Johannes Jäschke is a postdoctoral researcher at the Department of Chemical Engineering at the Norwegian University of Science and Technology (NTNU) in Trondheim. He was born in Germany to a German father and an Irish mother, and received the degree "Dipl.-Ing." (M.S) in Mechanical Engineering at RWTH Aachen University in 2007. After graduation he started a PhD with Sigurd Skogestad at the Department of Chemical Engineering at NTNU, and worked on extending the concepts of self-optimizing control to a class of nonlinear processes. He finished his PhD in 2011 and has since been a postdoctoral researcher at NTNU. In 2013 he spent 6 months at Carnegie Mellon University to develop a numerical algorithm for fast economic model predictive control.

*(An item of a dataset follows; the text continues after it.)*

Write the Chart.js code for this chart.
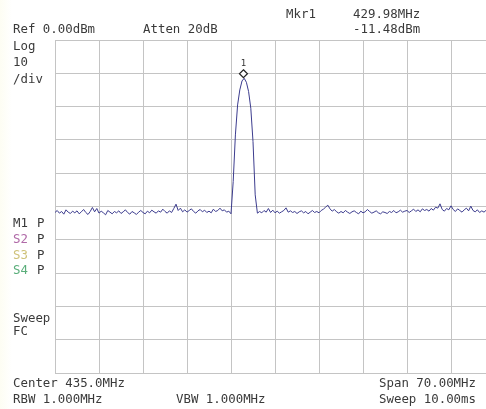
<!DOCTYPE html>
<html>
<head>
<meta charset="utf-8">
<script src="https://cdn.jsdelivr.net/npm/chart.js@4.4.1/dist/chart.umd.min.js"></script>
<style>
  html, body { margin:0; padding:0; width:486px; height:409px; overflow:hidden; background:#ffffff; }
  #wrap { position:relative; width:486px; height:409px; overflow:hidden; background:linear-gradient(90deg,#fdfdf3 0px,#ffffff 12px); }
  canvas { position:absolute; left:0; top:0; }
  .t { position:absolute; font-family:"DejaVu Sans Mono", monospace; font-size:12.4px; line-height:14px; color:#3a3a3a; white-space:pre; }
</style>
</head>
<body>
<div id="wrap">
<canvas id="c" width="500" height="409"></canvas>
</div>
<script>
// ---- sweep settings (axis) ----
const startFreq = 400.0;      // MHz (Center 435.0, Span 70.00)
const stopFreq = 470.0;
const freqStep = 0.35;        // MHz per trace point
const xTickStep = 7;          // MHz per division
const refLevel = 0;           // dBm
const bottomLevel = -100;     // dBm
const yTickStep = 10;         // dB/div

// ---- marker ----
const mkrFreq = 429.98;
const mkrLevel = -11.48;

// ---- trace levels (dBm), one per sweep point ----
const traceLevels = [
  -51.8,-51.2,-52.0,-51.5,-52.3,-51.0,-51.7,-52.1,-51.4,-51.9,
  -51.3,-52.2,-51.6,-50.9,-51.8,-52.4,-51.5,-50.3,-51.6,-50.6,
  -52.0,-51.4,-51.9,-52.5,-51.2,-51.7,-52.2,-51.5,-51.9,-51.3,
  -52.1,-51.6,-51.0,-51.8,-52.3,-51.5,-51.9,-52.4,-51.7,-51.2,
  -51.8,-52.2,-51.4,-51.9,-51.1,-51.6,-52.0,-51.3,-51.7,-50.8,
  -51.5,-52.0,-51.3,-51.8,-50.6,-49.3,-51.2,-50.5,-51.6,-51.0,
  -51.7,-51.2,-50.7,-51.5,-52.0,-51.3,-50.9,-51.6,-51.1,-51.8,
  -51.4,-51.9,-50.8,-51.5,-51.2,-50.5,-51.3,-51.0,-51.7,-51.4,
  -52.2,-42.5,-28.5,-19.5,-15.0,-12.3,-11.5,-12.7,-15.5,-20.5,
  -30.5,-46.5,-52.0,-51.5,-51.9,-51.2,-51.7,-50.6,-51.8,-51.1,
  -51.9,-51.4,-52.0,-51.6,-51.2,-50.4,-51.7,-51.3,-51.8,-51.5,
  -52.1,-51.6,-51.3,-51.9,-51.5,-52.2,-51.7,-51.2,-51.8,-51.5,
  -51.9,-51.2,-50.8,-50.2,-49.6,-50.7,-51.4,-50.9,-51.6,-52.0,
  -51.5,-51.9,-51.2,-51.7,-52.1,-51.6,-51.3,-51.8,-52.2,-51.4,
  -51.9,-51.6,-50.9,-51.5,-52.0,-51.7,-51.3,-51.9,-52.2,-51.6,
  -51.8,-52.1,-51.5,-51.8,-51.2,-51.9,-51.6,-51.1,-51.7,-51.4,
  -51.2,-51.8,-51.3,-50.8,-51.5,-51.0,-51.6,-50.7,-51.2,-50.9,
  -51.4,-50.6,-51.1,-50.2,-50.5,-49.2,-50.9,-51.4,-50.6,-51.0,
  -49.8,-50.9,-51.5,-50.7,-51.2,-51.7,-51.0,-50.5,-51.3,-49.9,
  -51.2,-51.6,-51.0,-51.8,-51.3,-51.7,-51.1,-51.5,-51.9,-51.4,
  -51.6
];

// ---- annotation texts ----
const headerTexts = [
  { text: "Ref 0.00dBm", x: 13, y: 29 },
  { text: "Atten 20dB", x: 143, y: 29 },
  { text: "Mkr1", x: 286, y: 14 },
  { text: "429.98MHz", x: 353, y: 14 },
  { text: "-11.48dBm", x: 353, y: 29 },
  { text: "Log", x: 13, y: 46 },
  { text: "10", x: 13, y: 62 },
  { text: "/div", x: 13, y: 79 },
  { text: "Sweep", x: 13, y: 318 },
  { text: "FC", x: 13, y: 331 },
  { text: "Center 435.0MHz", x: 13, y: 383 },
  { text: "RBW 1.000MHz", x: 13, y: 399 },
  { text: "VBW 1.000MHz", x: 176, y: 399 },
  { text: "Span 70.00MHz", x: 379, y: 383 },
  { text: "Sweep 10.00ms", x: 379, y: 399 }
];
const markerRows = [
  { name: "M1", color: "#3a3a3a", y: 223 },
  { name: "S2", color: "#b06aa8", y: 239 },
  { name: "S3", color: "#cfc27a", y: 255 },
  { name: "S4", color: "#5aae7a", y: 270 }
];

const wrap = document.getElementById('wrap');
function addText(txt, x, cy, color) {
  const d = document.createElement('div');
  d.className = 't';
  d.textContent = txt;
  d.style.left = x + 'px';
  d.style.top = (cy - 7) + 'px';
  if (color) d.style.color = color;
  wrap.appendChild(d);
}
headerTexts.forEach(t => addText(t.text, t.x, t.y));
markerRows.forEach(m => { addText(m.name, 13, m.y, m.color); addText("P", 37, m.y); });

const tracePoints = traceLevels.map((v, i) => ({ x: startFreq + i * freqStep, y: v }));

const markerPlugin = {
  id: 'mkr',
  afterDatasetsDraw(chart) {
    const ctx = chart.ctx;
    const px = chart.scales.x.getPixelForValue(mkrFreq);
    const py = chart.scales.y.getPixelForValue(mkrLevel);
    const cy = py - 4.5;
    ctx.save();
    ctx.beginPath();
    ctx.moveTo(px, cy - 4);
    ctx.lineTo(px + 4, cy);
    ctx.lineTo(px, cy + 4);
    ctx.lineTo(px - 4, cy);
    ctx.closePath();
    ctx.fillStyle = '#ffffff';
    ctx.fill();
    ctx.lineWidth = 1.2;
    ctx.strokeStyle = '#222222';
    ctx.stroke();
    ctx.fillStyle = '#333333';
    ctx.font = '9px "DejaVu Sans Mono"';
    ctx.textAlign = 'center';
    ctx.textBaseline = 'middle';
    ctx.fillText('1', px, cy - 10);
    ctx.restore();
  }
};

new Chart(document.getElementById('c'), {
  type: 'line',
  data: {
    datasets: [{
      data: tracePoints,
      borderColor: '#3c3c8e',
      borderWidth: 1,
      pointRadius: 0,
      tension: 0,
      fill: false
    }]
  },
  options: {
    responsive: false,
    animation: false,
    devicePixelRatio: 1,
    layout: { padding: { left: 55, top: 40, right: 5, bottom: 36 } },
    plugins: { legend: { display: false }, tooltip: { enabled: false } },
    scales: {
      x: {
        type: 'linear', min: startFreq, max: stopFreq,
        ticks: { display: false, stepSize: xTickStep },
        grid: { color: '#c4c4c4', lineWidth: 1, drawTicks: false },
        border: { display: true, color: '#c4c4c4' }
      },
      y: {
        type: 'linear', min: bottomLevel, max: refLevel,
        ticks: { display: false, stepSize: yTickStep },
        grid: { color: '#c4c4c4', lineWidth: 1, drawTicks: false },
        border: { display: true, color: '#c4c4c4' }
      }
    }
  },
  plugins: [markerPlugin]
});
</script>
</body>
</html>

His research interests are within the field of process systems engineering, with a strong focus on modelling, numerical optimization and control. By linking methods from optimization and control theory, his goal is to systematically develop practically applicable solutions for operating process systems in a safe, reliable, and economical way.

He is interested in energy related control applications, including optimal energy storage strategies, and optimal operation of heat exchanger networks. Other interests include playing soccer, mountain hiking and playing the guitar and the violin.